Continental Europe boasts the world’s largest synchronous electricity grid—energy flows freely across the borders of 25 countries, at a fixed frequency of 50 Hz that is maintained by close coordination between the region’s power companies.

Maintaining the grid’s frequency is extremely important. If it were to drop below 47.6 Hz or go above 52.5 Hz, the whole grid would automatically shut down, along with everything connected to it. However, much smaller deviations can also have an effect.

What happened here is that, from mid-January until two days ago, energy was “going missing” from the huge, interconnected system—by a tiny margin, more energy was being consumed than was being produced, leading the average frequency over that period to be 49.996 Hz rather than 50 Hz.

A lot of electric clocks, such as those on many radios and ovens, still keep time by synchronizing themselves to the frequency of the mains electricity supply, rather than an inbuilt quartz crystal (which is more expensive) or by connected to a “time server” on the Internet (more expensive still).

So even though the frequency discrepancy was very small, it slowly caused these clocks to fall behind.

And who was to blame? Kosovo, apparently.

According to the European Network of Transmission System Operators (ENTSO-E), the tiny Balkan state was from mid-January to this week consuming more energy than it produced, to the cumulative tune of 113 gigawatt hours.

“The deviation has stopped two days ago. Kosovo has accepted to stop it—they are back on track,” an ENTSO-E spokeswoman said. However, she added, the grid was still “under-frequency” and would need a bit of time to recover.

“We are still not sure that this problem is sustainably solved because some of the political reasons have not been stopped,” the spokeswoman said.

Kosovo declared independence from Serbia in 2008, and is still only partially recognized as an independent state. The north of the tiny country is still largely loyal to Serbia, and the people there do not pay the Kosovo government for the energy they consume, even though it is generated on Kosovo soil.

So Kosovo’s energy producers are underfunded, being effectively unable to bill for much of the energy they put out. Worse, they are producing that energy using creaky old coal plants that are, apart from generating a lot of pollution, sometimes unreliable.

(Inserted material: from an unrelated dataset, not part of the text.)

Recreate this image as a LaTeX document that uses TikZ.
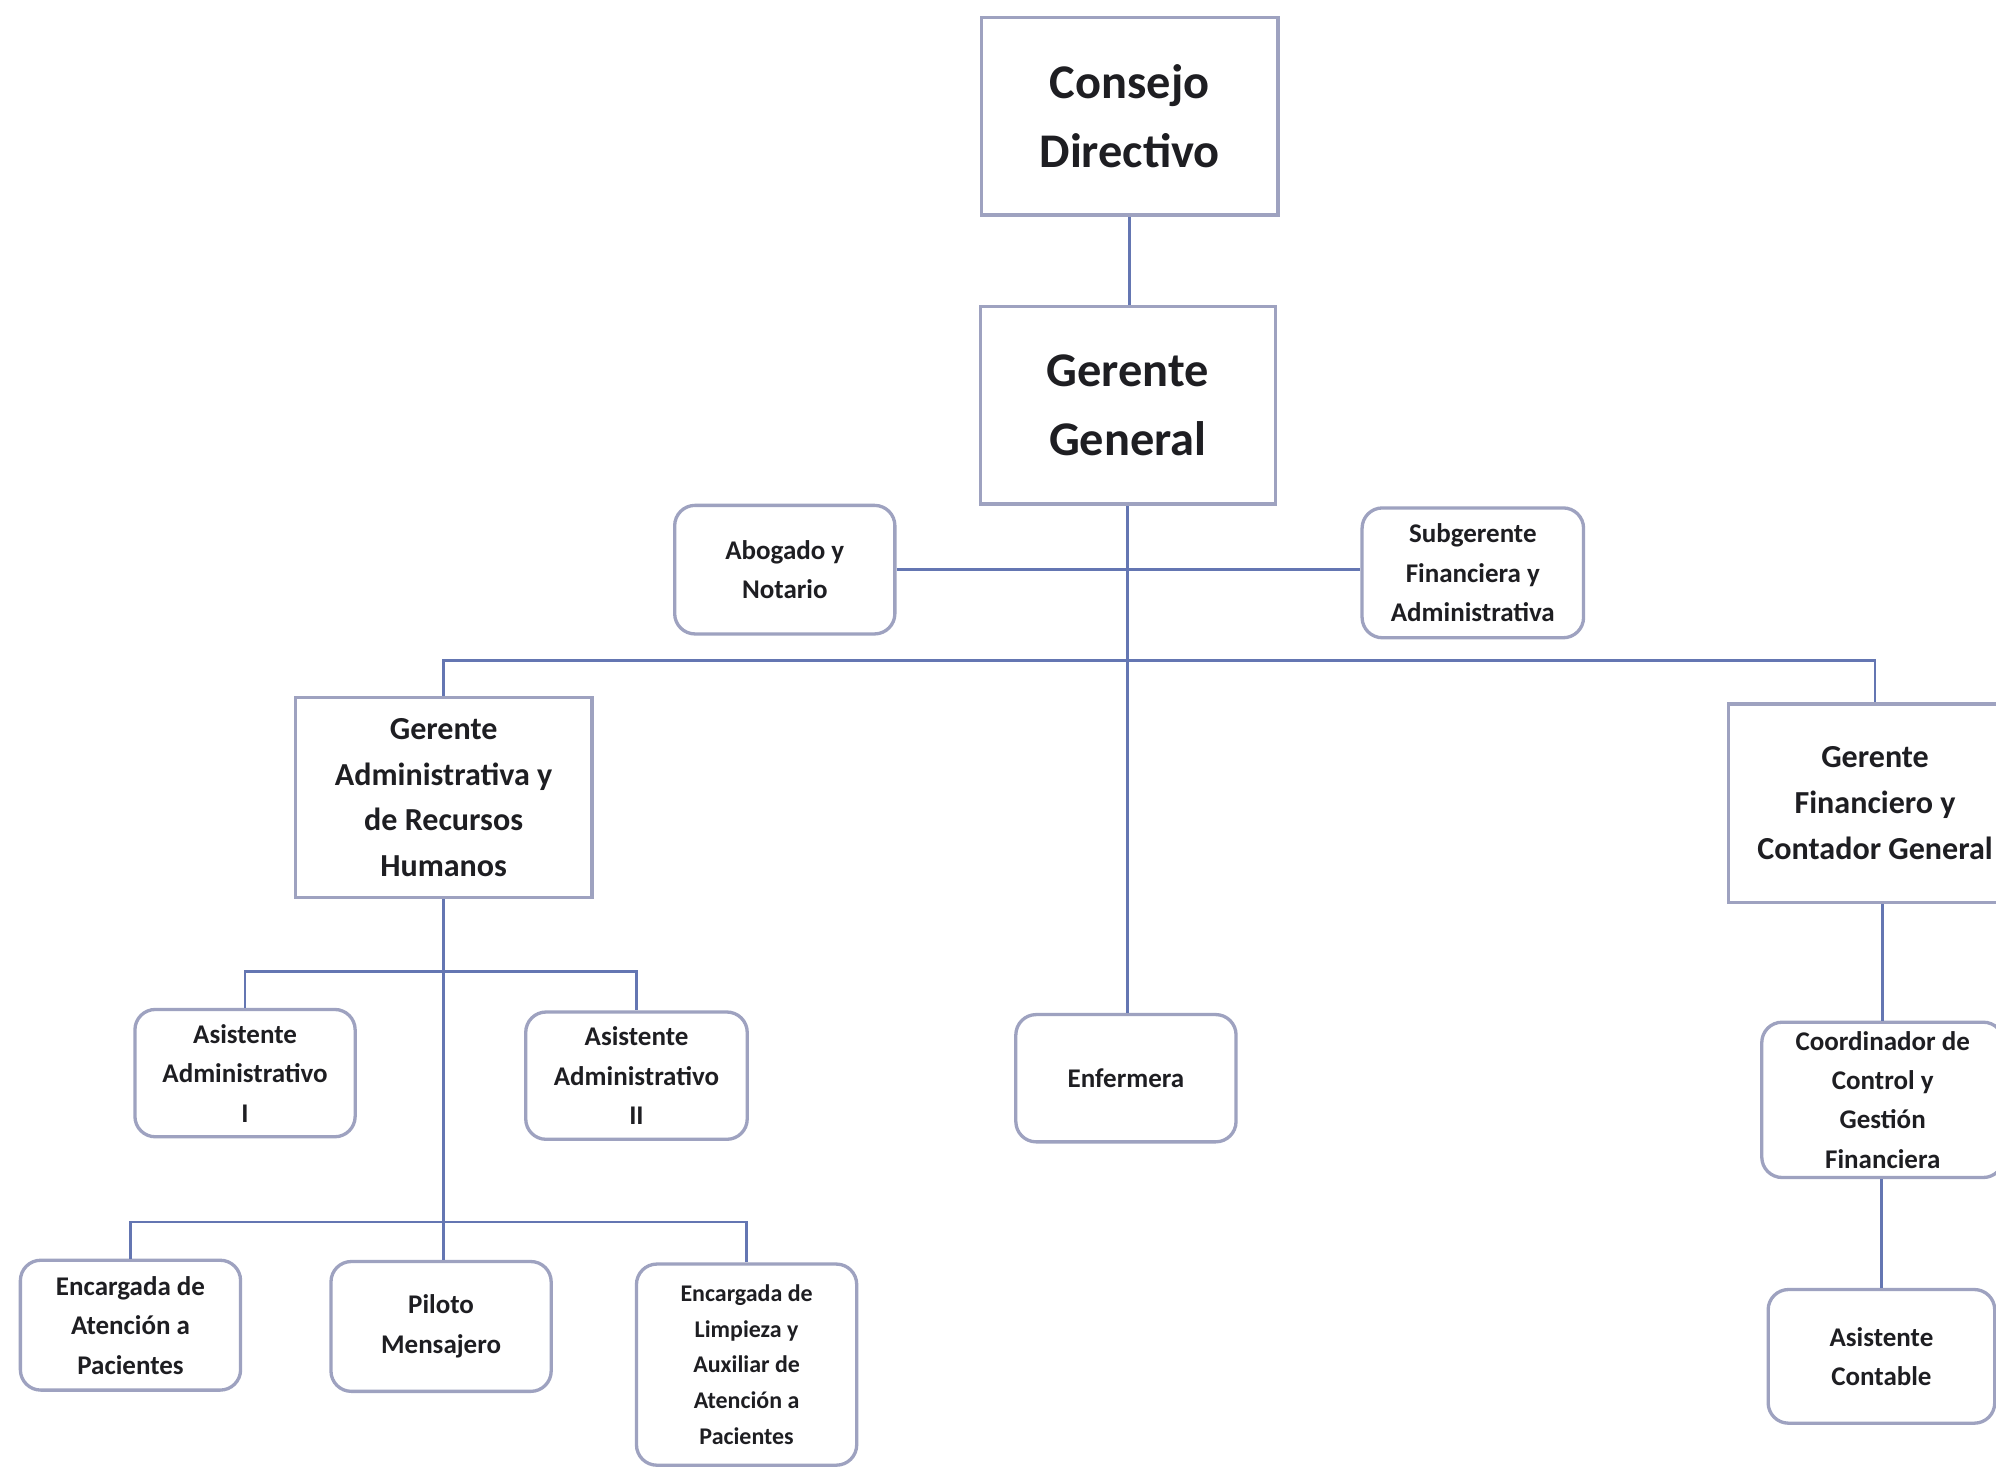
\documentclass[tikz,border=0pt]{standalone}
\usepackage{fontspec}
\setmainfont{Carlito}
\definecolor{boxline}{RGB}{158,162,192}
\definecolor{conn}{RGB}{100,118,178}
\definecolor{txt}{RGB}{30,30,34}
\tikzset{
  base/.style={draw=boxline, line width=1.3pt, fill=white, inner sep=0pt, align=center, text=txt},
  sqbox/.style={base},
  rbox/.style={base, rounded corners=8pt},
  fbig/.style={font=\fontsize{19}{27}\selectfont\bfseries},
  fmed/.style={font=\fontsize{12.6}{18}\selectfont\bfseries},
  fsmall/.style={font=\fontsize{10.6}{15.5}\selectfont\bfseries},
  ftiny/.style={font=\fontsize{9.4}{14}\selectfont\bfseries},
  link/.style={draw=conn, line width=1.1pt},
}
\begin{document}
\begin{tikzpicture}[x=0.5pt,y=-0.5pt]
\fill[white] (0,0) rectangle (1568,1152);
\useasboundingbox (0,0) rectangle (1568,1152);
\clip (0,0) rectangle (1568,1152);

\node[sqbox,fbig, minimum width=116.5pt, minimum height=77.5pt] (cd) at (887.5,91.5) {Consejo\\Directivo};
\node[sqbox,fbig, minimum width=116pt, minimum height=77.5pt] (gg) at (886,318.5) {Gerente\\General};
\node[rbox,fsmall, minimum width=86.5pt, minimum height=50.5pt] (abog) at (616.5,447.5) {Abogado y\\Notario};
\node[rbox,fsmall, minimum width=87pt, minimum height=51pt] (sub) at (1157,450) {Subgerente\\Financiera y\\Administrativa};
\node[sqbox,fmed, minimum width=116.5pt, minimum height=78.5pt] (ga) at (348.5,626.5) {Gerente\\Administrativa y\\de Recursos\\Humanos};
\node[sqbox,fmed, minimum width=115pt, minimum height=78pt] (gf) at (1473,631) {Gerente\\Financiero y\\Contador General};
\node[rbox,fsmall, minimum width=86.5pt, minimum height=50pt] (as1) at (192.5,843) {Asistente\\Administrativo\\I};
\node[rbox,fsmall, minimum width=87pt, minimum height=50pt] (as2) at (500,845) {Asistente\\Administrativo\\II};
\node[rbox,fsmall, minimum width=86.5pt, minimum height=50pt] (enf) at (884.5,847) {Enfermera};
\node[rbox,fsmall, minimum width=95pt, minimum height=61pt] (coord) at (1479,864) {Coordinador de\\Control y\\Gestión\\Financiera};
\node[rbox,fsmall, minimum width=89pt, minimum height=52.5pt] (ac) at (1478,1065.5) {Asistente\\Contable};
\node[rbox,fsmall, minimum width=86.5pt, minimum height=51pt] (ea) at (102.5,1041) {Encargada de\\Atención a\\Pacientes};
\node[rbox,fsmall, minimum width=86.5pt, minimum height=51pt] (pil) at (346.5,1042) {Piloto\\Mensajero};
\node[rbox,ftiny, minimum width=86.5pt, minimum height=79pt] (el) at (586.5,1072) {Encargada de\\Limpieza y\\Auxiliar de\\Atención a\\Pacientes};

\coordinate (jb) at (886,519);
\coordinate (j2) at (349,763);
\coordinate (j3) at (349,960);

\draw[link] (cd.south) -- (cd.south |- gg.north);
\draw[link] (gg.south) -- (gg.south |- enf.north);
\draw[link] (abog.east) -- (abog.east -| sub.west);
\draw[link] (ga.north) |- (jb) -| (gf.north);
\draw[link] (ga.south) -- (ga.south |- pil.north);
\draw[link] (as1.north) |- (j2) -| (as2.north);
\draw[link] (ea.north) |- (j3) -| (el.north);
\draw[link] (coord.north |- gf.south) -- (coord.north);
\draw[link] (ac.north |- coord.south) -- (ac.north);
\end{tikzpicture}
\end{document}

A new coal plant, funded by the World Bank, is only scheduled for completion in a few years’ time.

As reported by Associated Press, the Serbian grid company EMS blamed Kosovo for “uninterruptedly withdrawing, in an unauthorized manner, uncontracted electric energy from the Continental Europe synchronous area.”

ENTSO-E’s spokeswoman was not sure how Kosovo managed to rebalance its electricity production and consumption, but said an increase in production was likely. Fortune has asked the Kosovo Energy Corporation (KEK) what happened, but had not received an answer at the time of writing.